For a small number of business activities e.g. establishment of new banks, insurance and financial services companies, publication of newspapers and magazines and the establishment of new airline companies, applications are considered on a case-by-case basis with the extent of allowable foreign participation to be decided on the merits of each individual case.
The list of saturated activities, where no foreign participation is allowed, includes: land development, tertiary education and public utility services such as electricity production, postal services, etc.
FISCAL AND OTHER INCENTIVES
The general advantages offered by Cyprus are enhanced by the following tax incentives:
Low Corporation Tax. Net profits are taxed at the rate of only 20 percent for chargeable income up to CYP40.000 and 25 percent for chargeable income in excess of CYP40.000. These tax rates also apply to registered branches of foreign companies which have been permitted to operate in the island.

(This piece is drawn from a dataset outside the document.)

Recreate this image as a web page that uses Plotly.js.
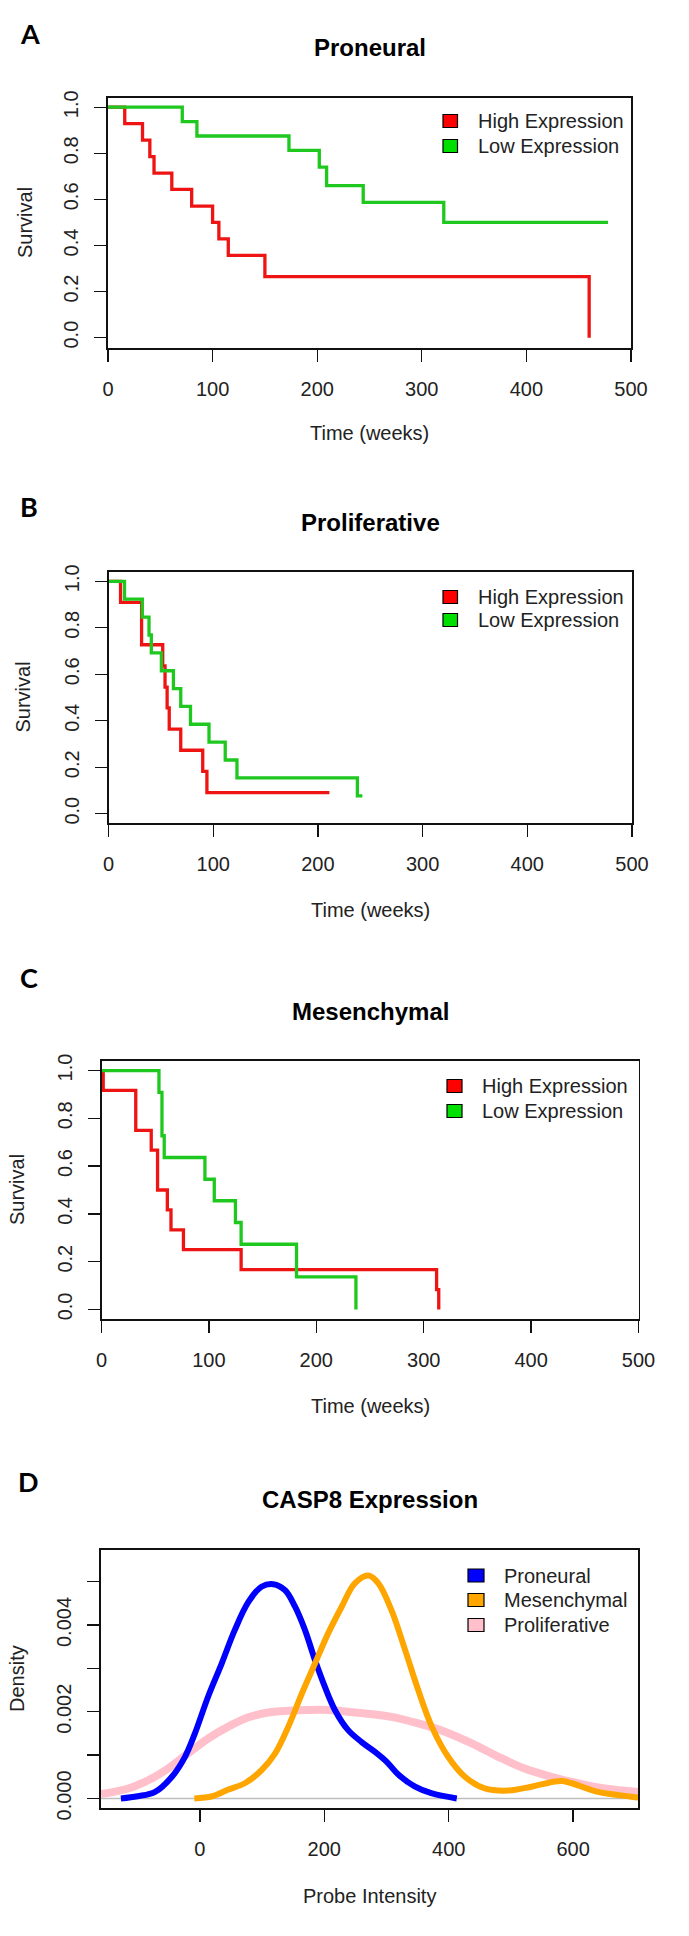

Low Income Tax. Expatriates employed in the Industrial Free Zone pay half the rates applicable to locals ie 0-20 percent.
No withholding Tax. Dividends paid by resident companies to foreign incorporated companies are exempt from withholding tax.
If dividends are paid to shareholders (physical persons) then the tax withheld is credited against their own tax liability.
Ten Year Tax Holiday. Profits resulting from the operation of auxiliary tourist projects, such as golf courses, marinas, theme parks, health centers, etc. are, subject to certain conditions, exempt from corporation tax for a period of ten years.
Generous Tax Allowances. There are generous investment allowances for machinery and equipment used in the manufacturing sector and considerable wear and tear allowances covering both machinery and certain categories of hotel buildings. Book losses may be carried forward for up to 5 years from the year in which they occur.
Zero Customs and Excise Charges for operations in the Industrial Free Zone.
Double Tax Treaties. Cyprus has ratified 26 double tax treaties, many with former Eastern European countries.
Other Tax Exemptions. 60 percent of repatriated profits resulting from the rendering of professional services abroad are exempt from tax. 90 percent of profits or dividends repatriated to Cyprus from a business based permanently abroad are exempt from tax.
Such a business should be carried out by a Cypriot individual or a company in which Cypriots own at least 15 percent of the equity.
THE STOCK EXCHANGE
The Cyprus stock exchange commenced its operations in March 1996. At present (October 1998) 94 securities issued by 48 companies are listed on the exchange. These include shares (full-paid and partly -paid), rights, warrants and corporate bonds.
Nineteen stockbroking firms are members of the exchange. The total market capitalisation is currently (October 1998) CYP 1,9 billion (US$ 3,8 billion approx.)
Transactions are electronically displayed and the present clearing and settlement processes have been computerised. The exchange is planning in the near future to proceed to a fully computerised on-line trading and settlement system.
Commissions at the exchange can be negotiated between members and their clients. In the absence of an agreement the following rates apply:
|
|
|
| CYP1,00 to CYP1,000 | 1,25 percent |
| CYP1,001 to CYP100,000 | 1,00 percent |
| CYP100,001 and above | 0,3 percent |
The commission for bond trading is 0,5 percent. In addition to commissions, transaction fees for local securities are paid by the buyer, currently at the rate of 1,5 per thousand. The transaction fee for foreign or offshore securities is 0,25 per thousand, again payable by the buyer.
The Stock Exchange Law provides for the establishment of a compensation fund called the "Joint Compensation Fund Securing Stock Exchange Transactions". The aim of this fund is to protect investors in the event of financial collapse, or whenever a member of the exchange is unable to meet his obligations to its principals or to third parties.
The process of acquiring shares by foreigners is simple enough and is more or less similar to that applicable to locals. Payment for any transaction by foreign and Cypriot immigrants alike should be made through external accounts.